This looks like a problem where interpolation could be a useful tool. I'll illustrate some different properties of the partition you can capture, starting with the simplest case.
Suppose the whole interval in question is $[a,b]$, which is divided at some point $c$ in the interval. We partition the subinterval $[a,c]$ into $m$ equal parts, and the subinterval $[c,b]$ into $n$ equal parts.

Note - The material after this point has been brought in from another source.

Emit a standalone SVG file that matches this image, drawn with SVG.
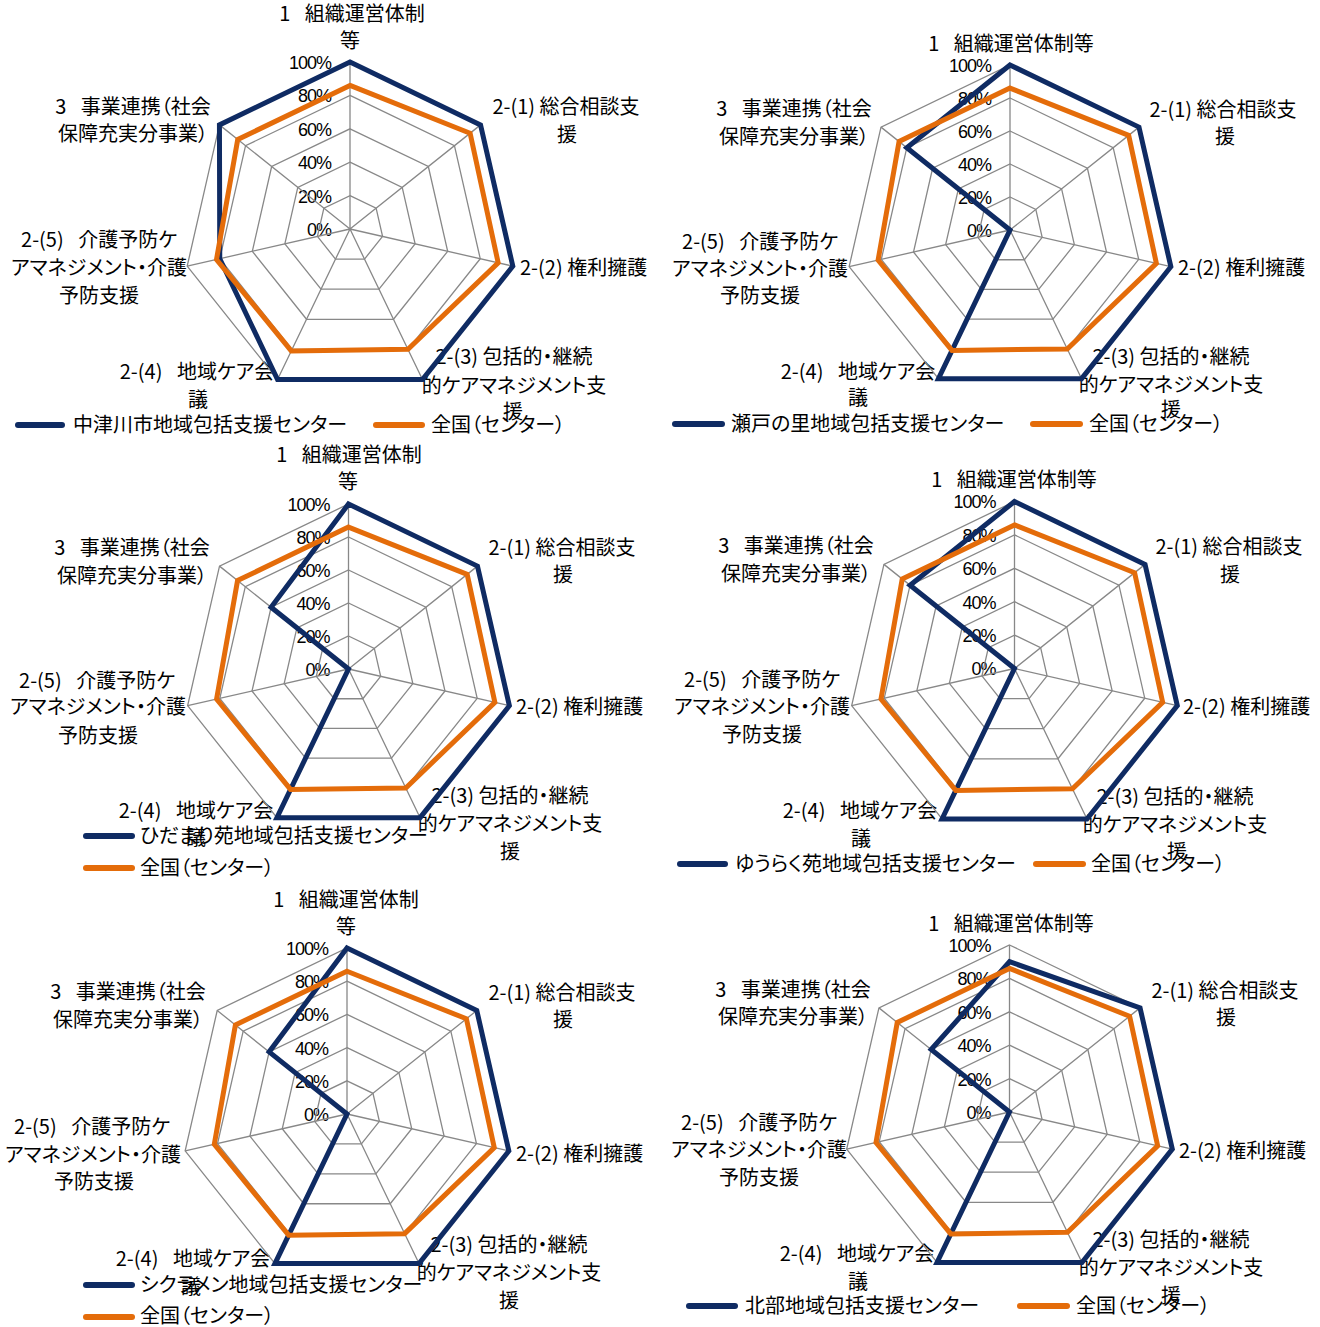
<svg xmlns="http://www.w3.org/2000/svg" xmlns:xlink="http://www.w3.org/1999/xlink" width="1320" height="1327" viewBox="0 0 1320 1327">
<style>
.lbl{font-family:"Noto Sans CJK JP","Noto Sans CJK SC",sans-serif;font-size:20px;fill:#000;font-feature-settings:"palt";text-anchor:middle}
.lg{font-family:"Noto Sans CJK JP","Noto Sans CJK SC",sans-serif;font-size:20px;fill:#000;font-feature-settings:"palt"}
.st{text-anchor:start}
.pct{font-family:"Liberation Sans",Arial,sans-serif;font-size:18px;fill:#000;text-anchor:end;letter-spacing:-1px}
.gl{fill:none;stroke:#888;stroke-width:1.3;vector-effect:non-scaling-stroke}
.s1{fill:none;stroke:#0f2b63;stroke-width:5;stroke-linejoin:miter;vector-effect:non-scaling-stroke}
.s2{fill:none;stroke:#e46c0a;stroke-width:5;stroke-linejoin:miter;vector-effect:non-scaling-stroke}
.ln1{stroke:#0f2b63;stroke-width:6;stroke-linecap:round}
.ln2{stroke:#e46c0a;stroke-width:6;stroke-linecap:round}
</style>
<defs>
<g id="grid">
<polygon class="gl" points="0,-100 78.18,-62.35 97.49,22.25 43.39,90.10 -43.39,90.10 -97.49,22.25 -78.18,-62.35"/>
<polygon class="gl" points="0,-80 62.54,-49.88 77.99,17.80 34.71,72.08 -34.71,72.08 -77.99,17.80 -62.54,-49.88"/>
<polygon class="gl" points="0,-60 46.91,-37.41 58.49,13.35 26.03,54.06 -26.03,54.06 -58.49,13.35 -46.91,-37.41"/>
<polygon class="gl" points="0,-40 31.27,-24.94 39.00,8.90 17.36,36.04 -17.36,36.04 -39.00,8.90 -31.27,-24.94"/>
<polygon class="gl" points="0,-20 15.64,-12.47 19.50,4.45 8.68,18.02 -8.68,18.02 -19.50,4.45 -15.64,-12.47"/>
<path class="gl" d="M0,0L0,-100M0,0L78.18,-62.35M0,0L97.49,22.25M0,0L43.39,90.10M0,0L-43.39,90.10M0,0L-97.49,22.25M0,0L-78.18,-62.35"/>
</g>
<polygon id="nat" class="s2" points="0,-86 71.93,-57.36 88.72,20.25 34.71,72.08 -35.15,72.98 -79.94,18.25 -67.23,-53.62"/>
</defs>

<!-- Chart 1 -->
<g id="chart1">
<g id="chart1-labels">
<text class="lbl" x="352" y="21">1 &#8194;組織運営体制</text>
<text class="lbl" x="350" y="48">等</text>
<text class="lbl" x="566" y="114">2-(1) 総合相談支</text>
<text class="lbl" x="567" y="142">援</text>
<text class="lbl st" x="520" y="275">2-(2) 権利擁護</text>
<text class="lbl" x="514" y="364">2-(3) 包括的・継続</text>
<text class="lbl" x="514" y="393">的ケアマネジメント支</text>
<text class="lbl" x="513" y="419">援</text>
<text class="lbl" x="197" y="379">2-(4) &#8194;地域ケア会</text>
<text class="lbl" x="198" y="407">議</text>
<text class="lbl" x="99" y="247">2-(5) &#8194;介護予防ケ</text>
<text class="lbl" x="99" y="275">アマネジメント・介護</text>
<text class="lbl" x="99" y="303">予防支援</text>
<text class="lbl" x="133" y="114">3 &#8194;事業連携（社会</text>
<text class="lbl" x="133" y="141">保障充実分事業）</text>
<text class="pct" x="331" y="69">100%</text>
<text class="pct" x="331" y="102">80%</text>
<text class="pct" x="331" y="136">60%</text>
<text class="pct" x="331" y="169">40%</text>
<text class="pct" x="331" y="203">20%</text>
<text class="pct" x="331" y="236">0%</text>
</g>
<g id="chart1-plot" transform="translate(350,229) scale(1.67)">
<use href="#grid"/>
<polygon class="s1" points="0,-100 78.18,-62.35 97.49,22.25 43.39,90.10 -43.39,90.10 -77.99,17.80 -78.18,-62.35"/>
<use href="#nat"/>
</g>
<g id="chart1-legend">
<line class="ln1" x1="18" y1="425" x2="62" y2="425"/>
<text class="lg" x="73" y="432">中津川市地域包括支援センター</text>
<line class="ln2" x1="376" y1="425" x2="422" y2="425"/>
<text class="lg" x="431" y="432">全国（センター）</text>
</g>
</g>

<!-- Chart 2 -->
<g id="chart2">
<g id="chart2-labels">
<text class="lbl" x="1011" y="51">1 &#8194;組織運営体制等</text>
<text class="lbl" x="1223" y="117">2-(1) 総合相談支</text>
<text class="lbl" x="1225" y="144">援</text>
<text class="lbl st" x="1178" y="275">2-(2) 権利擁護</text>
<text class="lbl" x="1171" y="364">2-(3) 包括的・継続</text>
<text class="lbl" x="1171" y="392">的ケアマネジメント支</text>
<text class="lbl" x="1171" y="417">援</text>
<text class="lbl" x="858" y="379">2-(4) &#8194;地域ケア会</text>
<text class="lbl" x="858" y="405">議</text>
<text class="lbl" x="760" y="249">2-(5) &#8194;介護予防ケ</text>
<text class="lbl" x="760" y="276">アマネジメント・介護</text>
<text class="lbl" x="760" y="303">予防支援</text>
<text class="lbl" x="794" y="116">3 &#8194;事業連携（社会</text>
<text class="lbl" x="794" y="144">保障充実分事業）</text>
<text class="pct" x="991" y="72">100%</text>
<text class="pct" x="991" y="105">80%</text>
<text class="pct" x="991" y="138">60%</text>
<text class="pct" x="991" y="171">40%</text>
<text class="pct" x="991" y="204">20%</text>
<text class="pct" x="991" y="237">0%</text>
</g>
<g id="chart2-plot" transform="translate(1010,230) scale(1.65)">
<use href="#grid"/>
<polygon class="s1" points="0,-100 78.18,-62.35 97.49,22.25 43.39,90.10 -43.39,90.10 0,0 -62.54,-49.88"/>
<use href="#nat"/>
</g>
<g id="chart2-legend">
<line class="ln1" x1="675" y1="424" x2="722" y2="424"/>
<text class="lg" x="731" y="431">瀬戸の里地域包括支援センター</text>
<line class="ln2" x1="1033" y1="424" x2="1080" y2="424"/>
<text class="lg" x="1089" y="431">全国（センター）</text>
</g>
</g>

<!-- Chart 3 -->
<g id="chart3">
<g id="chart3-labels">
<text class="lbl" x="349" y="462">1 &#8194;組織運営体制</text>
<text class="lbl" x="348" y="489">等</text>
<text class="lbl" x="562" y="555">2-(1) 総合相談支</text>
<text class="lbl" x="563" y="582">援</text>
<text class="lbl st" x="516" y="714">2-(2) 権利擁護</text>
<text class="lbl" x="510" y="803">2-(3) 包括的・継続</text>
<text class="lbl" x="510" y="831">的ケアマネジメント支</text>
<text class="lbl" x="510" y="859">援</text>
<text class="lbl" x="196" y="818">2-(4) &#8194;地域ケア会</text>
<text class="lbl" x="196" y="845">議</text>
<text class="lbl" x="97" y="688">2-(5) &#8194;介護予防ケ</text>
<text class="lbl" x="98" y="714">アマネジメント・介護</text>
<text class="lbl" x="98" y="743">予防支援</text>
<text class="lbl" x="132" y="555">3 &#8194;事業連携（社会</text>
<text class="lbl" x="132" y="583">保障充実分事業）</text>
<text class="pct" x="329.5" y="511">100%</text>
<text class="pct" x="329.5" y="544">80%</text>
<text class="pct" x="329.5" y="577">60%</text>
<text class="pct" x="329.5" y="610">40%</text>
<text class="pct" x="329.5" y="643">20%</text>
<text class="pct" x="329.5" y="676">0%</text>
</g>
<g id="chart3-plot" transform="translate(348.5,669) scale(1.65)">
<use href="#grid"/>
<polygon class="s1" points="0,-100 78.18,-62.35 97.49,22.25 43.39,90.10 -43.39,90.10 0,0 -46.91,-37.41"/>
<use href="#nat"/>
</g>
<g id="chart3-legend">
<line class="ln1" x1="86" y1="836" x2="132" y2="836"/>
<text class="lg" x="140" y="843">ひだまり苑地域包括支援センター</text>
<line class="ln2" x1="86" y1="868" x2="132" y2="868"/>
<text class="lg" x="140" y="875">全国（センター）</text>
</g>
</g>

<!-- Chart 4 -->
<g id="chart4">
<g id="chart4-labels">
<text class="lbl" x="1014" y="487">1 &#8194;組織運営体制等</text>
<text class="lbl" x="1229" y="554">2-(1) 総合相談支</text>
<text class="lbl" x="1230" y="582">援</text>
<text class="lbl st" x="1183" y="714">2-(2) 権利擁護</text>
<text class="lbl" x="1175" y="804">2-(3) 包括的・継続</text>
<text class="lbl" x="1175" y="832">的ケアマネジメント支</text>
<text class="lbl" x="1177" y="859">援</text>
<text class="lbl" x="860" y="818">2-(4) &#8194;地域ケア会</text>
<text class="lbl" x="861" y="846">議</text>
<text class="lbl" x="762" y="687">2-(5) &#8194;介護予防ケ</text>
<text class="lbl" x="762" y="714">アマネジメント・介護</text>
<text class="lbl" x="762" y="742">予防支援</text>
<text class="lbl" x="796" y="553">3 &#8194;事業連携（社会</text>
<text class="lbl" x="796" y="581">保障充実分事業）</text>
<text class="pct" x="995.5" y="508">100%</text>
<text class="pct" x="995.5" y="542">80%</text>
<text class="pct" x="995.5" y="575">60%</text>
<text class="pct" x="995.5" y="609">40%</text>
<text class="pct" x="995.5" y="642">20%</text>
<text class="pct" x="995.5" y="675">0%</text>
</g>
<g id="chart4-plot" transform="translate(1014.5,668.5) scale(1.67)">
<use href="#grid"/>
<polygon class="s1" points="0,-100 78.18,-62.35 97.49,22.25 43.39,90.10 -43.39,90.10 0,0 -62.54,-49.88"/>
<use href="#nat"/>
</g>
<g id="chart4-legend">
<line class="ln1" x1="680" y1="864" x2="725" y2="864"/>
<text class="lg" x="735" y="871">ゆうらく苑地域包括支援センター</text>
<line class="ln2" x1="1036" y1="864" x2="1083" y2="864"/>
<text class="lg" x="1091" y="871">全国（センター）</text>
</g>
</g>

<!-- Chart 5 -->
<g id="chart5">
<g id="chart5-labels">
<text class="lbl" x="346" y="907">1 &#8194;組織運営体制</text>
<text class="lbl" x="346" y="934">等</text>
<text class="lbl" x="562" y="1000">2-(1) 総合相談支</text>
<text class="lbl" x="563" y="1027">援</text>
<text class="lbl st" x="516" y="1161">2-(2) 権利擁護</text>
<text class="lbl" x="509" y="1252">2-(3) 包括的・継続</text>
<text class="lbl" x="509" y="1280">的ケアマネジメント支</text>
<text class="lbl" x="509" y="1308">援</text>
<text class="lbl" x="193" y="1266">2-(4) &#8194;地域ケア会</text>
<text class="lbl" x="191" y="1294">議</text>
<text class="lbl" x="92" y="1134">2-(5) &#8194;介護予防ケ</text>
<text class="lbl" x="93" y="1162">アマネジメント・介護</text>
<text class="lbl" x="94" y="1189">予防支援</text>
<text class="lbl" x="128" y="999">3 &#8194;事業連携（社会</text>
<text class="lbl" x="128" y="1027">保障充実分事業）</text>
<text class="pct" x="328" y="955">100%</text>
<text class="pct" x="328" y="988">80%</text>
<text class="pct" x="328" y="1021">60%</text>
<text class="pct" x="328" y="1055">40%</text>
<text class="pct" x="328" y="1088">20%</text>
<text class="pct" x="328" y="1121">0%</text>
</g>
<g id="chart5-plot" transform="translate(347,1114) scale(1.66)">
<use href="#grid"/>
<polygon class="s1" points="0,-100 78.18,-62.35 97.49,22.25 43.39,90.10 -43.39,90.10 0,0 -46.91,-37.41"/>
<use href="#nat"/>
</g>
<g id="chart5-legend">
<line class="ln1" x1="86" y1="1285" x2="132" y2="1285"/>
<text class="lg" x="140" y="1292">シクラメン地域包括支援センター</text>
<line class="ln2" x1="86" y1="1317" x2="132" y2="1317"/>
<text class="lg" x="140" y="1323">全国（センター）</text>
</g>
</g>

<!-- Chart 6 -->
<g id="chart6">
<g id="chart6-labels">
<text class="lbl" x="1011" y="931">1 &#8194;組織運営体制等</text>
<text class="lbl" x="1225" y="998">2-(1) 総合相談支</text>
<text class="lbl" x="1226" y="1025">援</text>
<text class="lbl st" x="1179" y="1158">2-(2) 権利擁護</text>
<text class="lbl" x="1171" y="1247">2-(3) 包括的・継続</text>
<text class="lbl" x="1171" y="1275">的ケアマネジメント支</text>
<text class="lbl" x="1171" y="1303">援</text>
<text class="lbl" x="857" y="1261">2-(4) &#8194;地域ケア会</text>
<text class="lbl" x="858" y="1289">議</text>
<text class="lbl" x="759" y="1130">2-(5) &#8194;介護予防ケ</text>
<text class="lbl" x="759" y="1157">アマネジメント・介護</text>
<text class="lbl" x="759" y="1185">予防支援</text>
<text class="lbl" x="793" y="997">3 &#8194;事業連携（社会</text>
<text class="lbl" x="793" y="1024">保障充実分事業）</text>
<text class="pct" x="990.5" y="952">100%</text>
<text class="pct" x="990.5" y="985">80%</text>
<text class="pct" x="990.5" y="1019">60%</text>
<text class="pct" x="990.5" y="1052">40%</text>
<text class="pct" x="990.5" y="1086">20%</text>
<text class="pct" x="990.5" y="1119">0%</text>
</g>
<g id="chart6-plot" transform="translate(1009.5,1112) scale(1.67)">
<use href="#grid"/>
<polygon class="s1" points="0,-90 78.18,-62.35 97.49,22.25 43.39,90.10 -43.39,90.10 0,0 -46.91,-37.41"/>
<use href="#nat"/>
</g>
<g id="chart6-legend">
<line class="ln1" x1="689" y1="1306" x2="735" y2="1306"/>
<text class="lg" x="745" y="1313">北部地域包括支援センター</text>
<line class="ln2" x1="1020" y1="1306" x2="1067" y2="1306"/>
<text class="lg" x="1076" y="1313">全国（センター）</text>
</g>
</g>
</svg>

We want to "smooth" the interval out in some way. Well, we could start by only caring about the total number of subintervals, $m+n$. Then we just divide the interval $[a,b]$ into $m+n$ equal parts. But that's not very satisfying.
Instead, let's take into account the sizes of the original partitions. At the very least we can keep the first and the last partitions the same size as they were when we rescale. Now, wouldn't it be nice if we could just make a function that would give us the endpoints of the $n^{\text{th}}$ partition when we plug in $n$? What properties would we want this function to have? Well, we would need it to start at $a$, so $f(0) = a$. And, as we said, we want it to fix the length of the first partition, so we want $f(1) = a + (c-a)/m$, which is the length of the first partition. We also want it to fix the length of the last partition, so we need to fix its endpoints at $b - (b-c)/n$ and $b$. To recap, we want
$f(0) = a,$
$f(1) = a + (c-a)/m,$
$f(m+n-1) = b - (b-c)/n,$
$f(m+n) = b.$
We want the rest of the partitions to just smooth themselves out between these two, so we'll draw a simple smooth curve through these data points and be done with it. To do this, we'll find the interpolating polynomial (the Lagrange interpolating polynomial has a particularly straightforward form) for these points. It's easy in Mathematica:
InterpolatingPolynomial[{{0,a},{1,a+(c-a)/m},{n+m-1,b-(b-c)/n},{n+m,b}},x]
This returns
$f(x) = a+x \left(\frac{b-a}{m+n}-\frac{[b m+a n-c (m+n)] [(n-1) (m+n)+(m-n) x] (m+n-x)}{m n (m+n) (m+n-1) (m+n-2)}\right).$
The results are generally OK. Let's take $a=0$ and $b=100$ as in your example. Now, $c=80$, $m=2$, and $n=10$ is a little extreme, and this polynomial doesn't behave well in that case. Here are some other examples, where the red dots are the original partitioning and the blue dots are the rescaled partitioning.
$c=80$, $m=2$, $n=6$:

$c=50$, $m=2$, $n=9$:

$c=20$, $m=6$, $n=6$:

Generally the results are best the closer the original distribution is to completely uniform.
Now, we may also wish to keep the same number of partitions on either side of $c$. That is, if the original partitioning has $m$ partitions to the left of $c$ and $n$ to the right, we want the rescaled partitioning to do the same. So, on top of conditions (1)-(4) we had earlier, we also want $f(m) = c$, so that the $m^{\text{th}}$ partition ends at $c$. Let's also require that the $m^{\text{th}}$ partition has a length which is the average of the lengths of the first and the last partitions. That is, we want $f(m-1) = c - (n (c - a) + m (b - c))/(2 m n)$. In Mathematica:
InterpolatingPolynomial[{{0,a},{1,a+(c-a)/m},{n+m-1,b-(b-c)/n},{n+m,b},{m,c},{m-1,c-(n (c-a)+m (b-c))/(2 m n)}},x]
The polynomial it gives is pretty ugly, so I'll leave it out. Here are some examples:
$c=80$, $m=4$, $n=5$:

$c=50$, $m=14$, $n=5$:

$c=30$, $m=6$, $n=6$:

The results are a little weird sometmes but they retain more of the structure of the original partitioning than the earlier example. So I guess it depends on what you need.